*** Data segment ***
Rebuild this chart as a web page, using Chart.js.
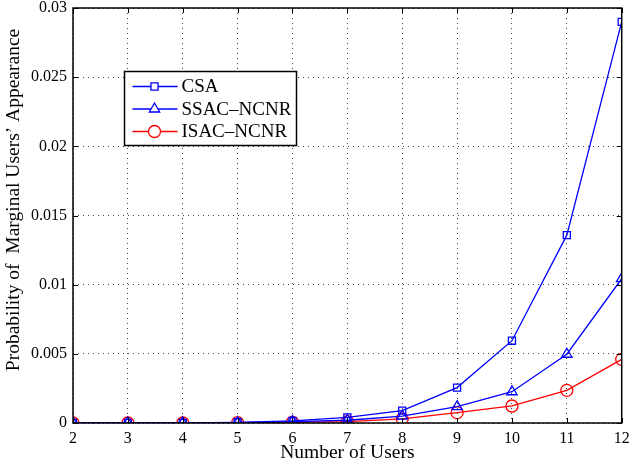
<!DOCTYPE html>
<html>
<head>
<meta charset="utf-8">
<script src="https://cdn.jsdelivr.net/npm/chart.js@4.4.1/dist/chart.umd.min.js"></script>
<style>
  html, body { margin: 0; padding: 0; background: #fff; }
  #wrap { width: 629px; height: 466px; position: relative; }
</style>
</head>
<body>
<div id="wrap"><canvas id="c" width="629" height="466"></canvas></div>
<script>
// Number of users on the x axis
const users = [2, 3, 4, 5, 6, 7, 8, 9, 10, 11, 12];
// Probability of marginal users' appearance per scheme
const csa      = [0, 0, 0.00001, 0.00005, 0.00015, 0.0004, 0.00089, 0.00256, 0.00595, 0.01358, 0.0290];
const ssacNcnr = [0, 0, 0.00001, 0.00003, 0.0001, 0.0002, 0.0005, 0.00118, 0.00226, 0.00497, 0.01043];
const isacNcnr = [0, 0, 0, 0.00002, 0.00005, 0.0001, 0.0003, 0.00075, 0.00123, 0.00236, 0.0046];
const yTicks = [0, 0.005, 0.01, 0.015, 0.02, 0.025, 0.03];
const yTickLabels = ['0', '0.005', '0.01', '0.015', '0.02', '0.025', '0.03'];
const xTitle = 'Number of Users';
const yTitle = 'Probability of  Marginal Users\u2019 Appearance';

const FONT = 'Liberation Serif, Times New Roman, serif';

function pts(arr) { return users.map((u, i) => ({ x: u, y: arr[i] })); }

// Box frame, inward tick marks, y-axis title and an in-plot legend
const framePlugin = {
  id: 'frame',
  afterDraw(chart) {
    const { ctx, chartArea: a, scales } = chart;
    ctx.save();
    ctx.strokeStyle = '#000';
    ctx.lineWidth = 1;
    const tl = 5;
    ctx.beginPath();
    users.forEach(u => {
      const x = Math.round(scales.x.getPixelForValue(u)) + 0.5;
      ctx.moveTo(x, a.bottom); ctx.lineTo(x, a.bottom - tl);
      ctx.moveTo(x, a.top); ctx.lineTo(x, a.top + tl);
    });
    yTicks.forEach(v => {
      const y = Math.round(scales.y.getPixelForValue(v)) + 0.5;
      ctx.moveTo(a.left, y); ctx.lineTo(a.left + tl, y);
      ctx.moveTo(a.right, y); ctx.lineTo(a.right - tl, y);
    });
    ctx.stroke();
    ctx.lineWidth = 1.5;
    ctx.strokeRect(a.left, a.top, a.right - a.left, a.bottom - a.top);

    // y-axis title, rotated
    ctx.save();
    ctx.translate(14, 200);
    ctx.rotate(-Math.PI / 2);
    ctx.font = '19.5px ' + FONT;
    ctx.fillStyle = '#000';
    ctx.textAlign = 'center';
    ctx.textBaseline = 'middle';
    ctx.fillText(yTitle, 0, 0);
    ctx.restore();

    // legend box
    const bx = 124.5, by = 71.5, bw = 172, bh = 74;
    ctx.fillStyle = '#fff';
    ctx.fillRect(bx, by, bw, bh);
    ctx.lineWidth = 1.5;
    ctx.strokeStyle = '#000';
    ctx.strokeRect(bx, by, bw, bh);
    ctx.font = '19px ' + FONT;
    ctx.textBaseline = 'middle';
    chart.data.datasets.forEach((ds, i) => {
      const y = by + 15 + i * 22.5;
      ctx.strokeStyle = ds.borderColor;
      ctx.lineWidth = 1.3;
      ctx.beginPath();
      ctx.moveTo(bx + 8, y); ctx.lineTo(bx + 53, y);
      ctx.stroke();
      ctx.fillStyle = '#fff';
      Chart.helpers.drawPoint(ctx, {
        pointStyle: ds.pointStyle, radius: ds.pointRadius, borderWidth: 1.3
      }, bx + 30, y);
      ctx.fillStyle = '#000';
      ctx.fillText(ds.label, bx + 57, y + 1);
    });
    ctx.restore();
  }
};

new Chart(document.getElementById('c'), {
  type: 'line',
  data: {
    datasets: [
      { label: 'CSA', data: pts(csa), borderColor: '#0000ff', pointStyle: 'rect', pointRadius: 5 },
      { label: 'SSAC\u2013NCNR', data: pts(ssacNcnr), borderColor: '#0000ff', pointStyle: 'triangle', pointRadius: 6 },
      { label: 'ISAC\u2013NCNR', data: pts(isacNcnr), borderColor: '#ff0000', pointStyle: 'circle', pointRadius: 6 }
    ].map(d => Object.assign(d, {
      borderWidth: 1.3,
      pointBorderColor: d.borderColor,
      pointBackgroundColor: 'rgba(0,0,0,0)',
      pointBorderWidth: 1.3,
      tension: 0,
      fill: false
    }))
  },
  options: {
    responsive: false,
    animation: false,
    devicePixelRatio: 1,
    layout: { padding: { top: 8, right: 7, left: 0, bottom: 0 } },
    plugins: { legend: { display: false }, tooltip: { enabled: false } },
    scales: {
      x: {
        type: 'linear', min: 2, max: 12,
        afterBuildTicks(s) { s.ticks = users.map(v => ({ value: v })); },
        afterFit(s) { s.height = 43; s.paddingLeft = 0; s.paddingRight = 0; },
        ticks: { color: '#000', font: { family: FONT, size: 16 }, padding: 6, maxRotation: 0,
                 callback: v => String(v) },
        grid: { color: '#444', drawTicks: false, lineWidth: 1 },
        border: { display: false, dash: [1, 4] },
        title: { display: true, text: xTitle, color: '#000',
                 font: { family: FONT, size: 19.5 }, padding: { top: 0, bottom: 1 } }
      },
      y: {
        type: 'linear', min: 0, max: 0.03,
        afterBuildTicks(s) { s.ticks = yTicks.map(v => ({ value: v })); },
        afterFit(s) { s.width = 73; s.paddingTop = 0; s.paddingBottom = 0; },
        ticks: { color: '#000', font: { family: FONT, size: 16 }, padding: 6,
                 callback: (v) => yTickLabels[yTicks.indexOf(v)] ?? '' },
        grid: { color: '#444', drawTicks: false, lineWidth: 1 },
        border: { display: false, dash: [1, 4] },
        title: { display: false }
      }
    }
  },
  plugins: [framePlugin]
});
</script>
</body>
</html>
***
What to produce:
Ignore the images and quote every line of the listing exactly.

Result for this exercise:
Rebuild this chart as a web page, using Chart.js.
<!DOCTYPE html>
<html>
<head>
<meta charset="utf-8">
<script src="https://cdn.jsdelivr.net/npm/chart.js@4.4.1/dist/chart.umd.min.js"></script>
<style>
  html, body { margin: 0; padding: 0; background: #fff; }
  #wrap { width: 629px; height: 466px; position: relative; }
</style>
</head>
<body>
<div id="wrap"><canvas id="c" width="629" height="466"></canvas></div>
<script>
// Number of users on the x axis
const users = [2, 3, 4, 5, 6, 7, 8, 9, 10, 11, 12];
// Probability of marginal users' appearance per scheme
const csa      = [0, 0, 0.00001, 0.00005, 0.00015, 0.0004, 0.00089, 0.00256, 0.00595, 0.01358, 0.0290];
const ssacNcnr = [0, 0, 0.00001, 0.00003, 0.0001, 0.0002, 0.0005, 0.00118, 0.00226, 0.00497, 0.01043];
const isacNcnr = [0, 0, 0, 0.00002, 0.00005, 0.0001, 0.0003, 0.00075, 0.00123, 0.00236, 0.0046];
const yTicks = [0, 0.005, 0.01, 0.015, 0.02, 0.025, 0.03];
const yTickLabels = ['0', '0.005', '0.01', '0.015', '0.02', '0.025', '0.03'];
const xTitle = 'Number of Users';
const yTitle = 'Probability of  Marginal Users\u2019 Appearance';

const FONT = 'Liberation Serif, Times New Roman, serif';

function pts(arr) { return users.map((u, i) => ({ x: u, y: arr[i] })); }

// Box frame, inward tick marks, y-axis title and an in-plot legend
const framePlugin = {
  id: 'frame',
  afterDraw(chart) {
    const { ctx, chartArea: a, scales } = chart;
    ctx.save();
    ctx.strokeStyle = '#000';
    ctx.lineWidth = 1;
    const tl = 5;
    ctx.beginPath();
    users.forEach(u => {
      const x = Math.round(scales.x.getPixelForValue(u)) + 0.5;
      ctx.moveTo(x, a.bottom); ctx.lineTo(x, a.bottom - tl);
      ctx.moveTo(x, a.top); ctx.lineTo(x, a.top + tl);
    });
    yTicks.forEach(v => {
      const y = Math.round(scales.y.getPixelForValue(v)) + 0.5;
      ctx.moveTo(a.left, y); ctx.lineTo(a.left + tl, y);
      ctx.moveTo(a.right, y); ctx.lineTo(a.right - tl, y);
    });
    ctx.stroke();
    ctx.lineWidth = 1.5;
    ctx.strokeRect(a.left, a.top, a.right - a.left, a.bottom - a.top);

    // y-axis title, rotated
    ctx.save();
    ctx.translate(14, 200);
    ctx.rotate(-Math.PI / 2);
    ctx.font = '19.5px ' + FONT;
    ctx.fillStyle = '#000';
    ctx.textAlign = 'center';
    ctx.textBaseline = 'middle';
    ctx.fillText(yTitle, 0, 0);
    ctx.restore();

    // legend box
    const bx = 124.5, by = 71.5, bw = 172, bh = 74;
    ctx.fillStyle = '#fff';
    ctx.fillRect(bx, by, bw, bh);
    ctx.lineWidth = 1.5;
    ctx.strokeStyle = '#000';
    ctx.strokeRect(bx, by, bw, bh);
    ctx.font = '19px ' + FONT;
    ctx.textBaseline = 'middle';
    chart.data.datasets.forEach((ds, i) => {
      const y = by + 15 + i * 22.5;
      ctx.strokeStyle = ds.borderColor;
      ctx.lineWidth = 1.3;
      ctx.beginPath();
      ctx.moveTo(bx + 8, y); ctx.lineTo(bx + 53, y);
      ctx.stroke();
      ctx.fillStyle = '#fff';
      Chart.helpers.drawPoint(ctx, {
        pointStyle: ds.pointStyle, radius: ds.pointRadius, borderWidth: 1.3
      }, bx + 30, y);
      ctx.fillStyle = '#000';
      ctx.fillText(ds.label, bx + 57, y + 1);
    });
    ctx.restore();
  }
};

new Chart(document.getElementById('c'), {
  type: 'line',
  data: {
    datasets: [
      { label: 'CSA', data: pts(csa), borderColor: '#0000ff', pointStyle: 'rect', pointRadius: 5 },
      { label: 'SSAC\u2013NCNR', data: pts(ssacNcnr), borderColor: '#0000ff', pointStyle: 'triangle', pointRadius: 6 },
      { label: 'ISAC\u2013NCNR', data: pts(isacNcnr), borderColor: '#ff0000', pointStyle: 'circle', pointRadius: 6 }
    ].map(d => Object.assign(d, {
      borderWidth: 1.3,
      pointBorderColor: d.borderColor,
      pointBackgroundColor: 'rgba(0,0,0,0)',
      pointBorderWidth: 1.3,
      tension: 0,
      fill: false
    }))
  },
  options: {
    responsive: false,
    animation: false,
    devicePixelRatio: 1,
    layout: { padding: { top: 8, right: 7, left: 0, bottom: 0 } },
    plugins: { legend: { display: false }, tooltip: { enabled: false } },
    scales: {
      x: {
        type: 'linear', min: 2, max: 12,
        afterBuildTicks(s) { s.ticks = users.map(v => ({ value: v })); },
        afterFit(s) { s.height = 43; s.paddingLeft = 0; s.paddingRight = 0; },
        ticks: { color: '#000', font: { family: FONT, size: 16 }, padding: 6, maxRotation: 0,
                 callback: v => String(v) },
        grid: { color: '#444', drawTicks: false, lineWidth: 1 },
        border: { display: false, dash: [1, 4] },
        title: { display: true, text: xTitle, color: '#000',
                 font: { family: FONT, size: 19.5 }, padding: { top: 0, bottom: 1 } }
      },
      y: {
        type: 'linear', min: 0, max: 0.03,
        afterBuildTicks(s) { s.ticks = yTicks.map(v => ({ value: v })); },
        afterFit(s) { s.width = 73; s.paddingTop = 0; s.paddingBottom = 0; },
        ticks: { color: '#000', font: { family: FONT, size: 16 }, padding: 6,
                 callback: (v) => yTickLabels[yTicks.indexOf(v)] ?? '' },
        grid: { color: '#444', drawTicks: false, lineWidth: 1 },
        border: { display: false, dash: [1, 4] },
        title: { display: false }
      }
    }
  },
  plugins: [framePlugin]
});
</script>
</body>
</html>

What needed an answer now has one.